= Given information =
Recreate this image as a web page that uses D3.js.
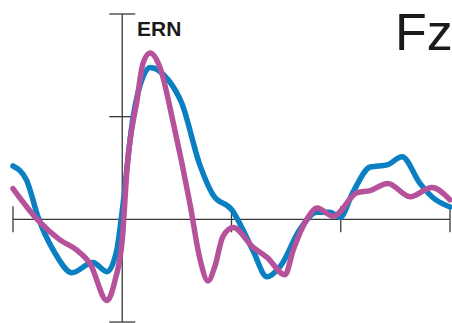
<!DOCTYPE html>
<html>
<head>
<meta charset="utf-8">
<script src="https://cdn.jsdelivr.net/npm/d3@7"></script>
<style>
  body { margin: 0; background: #fff; }
  svg { display: block; }
</style>
</head>
<body>
<svg></svg>
<script>
// time in ms, amplitude in tick units
const blueT = [-200, -175, -154, -123, -92, -54, -28, -10, -2, 20, 38, 51, 84, 109, 142, 166, 201, 239, 265, 289, 325, 356, 380, 399, 422, 454, 485, 512, 545, 569, 600];
const blueV = [0.52, 0.38, 0.02, -0.33, -0.52, -0.42, -0.51, -0.30, 0.0, 1.00, 1.39, 1.48, 1.36, 1.13, 0.53, 0.24, 0.09, -0.30, -0.56, -0.46, -0.10, 0.07, 0.07, 0.02, 0.26, 0.51, 0.53, 0.61, 0.35, 0.21, 0.12];

const pinkT = [-200, -154, -114, -83, -59, -28, -13, 0, 9, 27, 38, 51, 69, 93, 124, 142, 157, 170, 184, 203, 239, 265, 298, 313, 338, 357, 386, 430, 454, 486, 527, 567, 600];
const pinkV = [0.30, -0.01, -0.20, -0.30, -0.43, -0.79, -0.59, -0.20, 0.51, 1.16, 1.52, 1.62, 1.48, 0.95, 0.15, -0.38, -0.60, -0.45, -0.17, -0.08, -0.27, -0.37, -0.54, -0.30, 0.0, 0.11, 0.03, 0.26, 0.28, 0.35, 0.22, 0.31, 0.19];

const xTicks = [-200, 200, 400, 600];
const yTicks = [-1, 1, 2];

const width = 452, height = 323;

const svg = d3.select("svg")
    .attr("width", width)
    .attr("height", height);

const x = d3.scaleLinear().domain([-200, 600]).range([13, 450]);
const y = d3.scaleLinear().domain([-1, 2]).range([322, 14]);

const axisColor = "#3a3a3a";

// x axis
svg.append("line")
    .attr("x1", x(-200)).attr("x2", x(600))
    .attr("y1", y(0)).attr("y2", y(0))
    .attr("stroke", axisColor).attr("stroke-width", 1.3);

svg.selectAll(".xtick")
    .data(xTicks)
    .enter()
    .append("line")
    .attr("x1", d => x(d)).attr("x2", d => x(d))
    .attr("y1", y(0) - 13).attr("y2", y(0) + 13)
    .attr("stroke", axisColor).attr("stroke-width", 1.3);

// y axis
svg.append("line")
    .attr("x1", x(0)).attr("x2", x(0))
    .attr("y1", y(2)).attr("y2", y(-1))
    .attr("stroke", axisColor).attr("stroke-width", 1.3);

svg.selectAll(".ytick")
    .data(yTicks)
    .enter()
    .append("line")
    .attr("x1", x(0) - 13).attr("x2", x(0) + 13)
    .attr("y1", d => y(d)).attr("y2", d => y(d))
    .attr("stroke", axisColor).attr("stroke-width", 1.3);

const line = d3.line()
    .x(d => x(d[0]))
    .y(d => y(d[1]))
    .curve(d3.curveMonotoneX);

const series = [
    { pts: d3.zip(blueT, blueV), color: "#0a80c2" },
    { pts: d3.zip(pinkT, pinkV), color: "#b5529b" }
];

svg.selectAll(".wave")
    .data(series)
    .enter()
    .append("path")
    .attr("d", d => line(d.pts))
    .attr("fill", "none")
    .attr("stroke", d => d.color)
    .attr("stroke-width", 5.5)
    .attr("stroke-linecap", "round")
    .attr("stroke-linejoin", "round");

// labels
svg.append("text")
    .attr("x", 137)
    .attr("y", 36)
    .attr("font-family", "Liberation Sans, Arial, sans-serif")
    .attr("font-weight", "bold")
    .attr("font-size", 21)
    .attr("fill", "#1a1a1a")
    .text("ERN");

svg.append("text")
    .attr("x", 395)
    .attr("y", 50)
    .attr("font-family", "Liberation Sans, Arial, sans-serif")
    .attr("font-size", 52)
    .attr("fill", "#1a1a1a")
    .text("Fz");
</script>
</body>
</html>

= Stated problem =
Make an exact copy of the data above, pictures excluded.

= Exercise response =
Recreate this image as a web page that uses D3.js.
<!DOCTYPE html>
<html>
<head>
<meta charset="utf-8">
<script src="https://cdn.jsdelivr.net/npm/d3@7"></script>
<style>
  body { margin: 0; background: #fff; }
  svg { display: block; }
</style>
</head>
<body>
<svg></svg>
<script>
// time in ms, amplitude in tick units
const blueT = [-200, -175, -154, -123, -92, -54, -28, -10, -2, 20, 38, 51, 84, 109, 142, 166, 201, 239, 265, 289, 325, 356, 380, 399, 422, 454, 485, 512, 545, 569, 600];
const blueV = [0.52, 0.38, 0.02, -0.33, -0.52, -0.42, -0.51, -0.30, 0.0, 1.00, 1.39, 1.48, 1.36, 1.13, 0.53, 0.24, 0.09, -0.30, -0.56, -0.46, -0.10, 0.07, 0.07, 0.02, 0.26, 0.51, 0.53, 0.61, 0.35, 0.21, 0.12];

const pinkT = [-200, -154, -114, -83, -59, -28, -13, 0, 9, 27, 38, 51, 69, 93, 124, 142, 157, 170, 184, 203, 239, 265, 298, 313, 338, 357, 386, 430, 454, 486, 527, 567, 600];
const pinkV = [0.30, -0.01, -0.20, -0.30, -0.43, -0.79, -0.59, -0.20, 0.51, 1.16, 1.52, 1.62, 1.48, 0.95, 0.15, -0.38, -0.60, -0.45, -0.17, -0.08, -0.27, -0.37, -0.54, -0.30, 0.0, 0.11, 0.03, 0.26, 0.28, 0.35, 0.22, 0.31, 0.19];

const xTicks = [-200, 200, 400, 600];
const yTicks = [-1, 1, 2];

const width = 452, height = 323;

const svg = d3.select("svg")
    .attr("width", width)
    .attr("height", height);

const x = d3.scaleLinear().domain([-200, 600]).range([13, 450]);
const y = d3.scaleLinear().domain([-1, 2]).range([322, 14]);

const axisColor = "#3a3a3a";

// x axis
svg.append("line")
    .attr("x1", x(-200)).attr("x2", x(600))
    .attr("y1", y(0)).attr("y2", y(0))
    .attr("stroke", axisColor).attr("stroke-width", 1.3);

svg.selectAll(".xtick")
    .data(xTicks)
    .enter()
    .append("line")
    .attr("x1", d => x(d)).attr("x2", d => x(d))
    .attr("y1", y(0) - 13).attr("y2", y(0) + 13)
    .attr("stroke", axisColor).attr("stroke-width", 1.3);

// y axis
svg.append("line")
    .attr("x1", x(0)).attr("x2", x(0))
    .attr("y1", y(2)).attr("y2", y(-1))
    .attr("stroke", axisColor).attr("stroke-width", 1.3);

svg.selectAll(".ytick")
    .data(yTicks)
    .enter()
    .append("line")
    .attr("x1", x(0) - 13).attr("x2", x(0) + 13)
    .attr("y1", d => y(d)).attr("y2", d => y(d))
    .attr("stroke", axisColor).attr("stroke-width", 1.3);

const line = d3.line()
    .x(d => x(d[0]))
    .y(d => y(d[1]))
    .curve(d3.curveMonotoneX);

const series = [
    { pts: d3.zip(blueT, blueV), color: "#0a80c2" },
    { pts: d3.zip(pinkT, pinkV), color: "#b5529b" }
];

svg.selectAll(".wave")
    .data(series)
    .enter()
    .append("path")
    .attr("d", d => line(d.pts))
    .attr("fill", "none")
    .attr("stroke", d => d.color)
    .attr("stroke-width", 5.5)
    .attr("stroke-linecap", "round")
    .attr("stroke-linejoin", "round");

// labels
svg.append("text")
    .attr("x", 137)
    .attr("y", 36)
    .attr("font-family", "Liberation Sans, Arial, sans-serif")
    .attr("font-weight", "bold")
    .attr("font-size", 21)
    .attr("fill", "#1a1a1a")
    .text("ERN");

svg.append("text")
    .attr("x", 395)
    .attr("y", 50)
    .attr("font-family", "Liberation Sans, Arial, sans-serif")
    .attr("font-size", 52)
    .attr("fill", "#1a1a1a")
    .text("Fz");
</script>
</body>
</html>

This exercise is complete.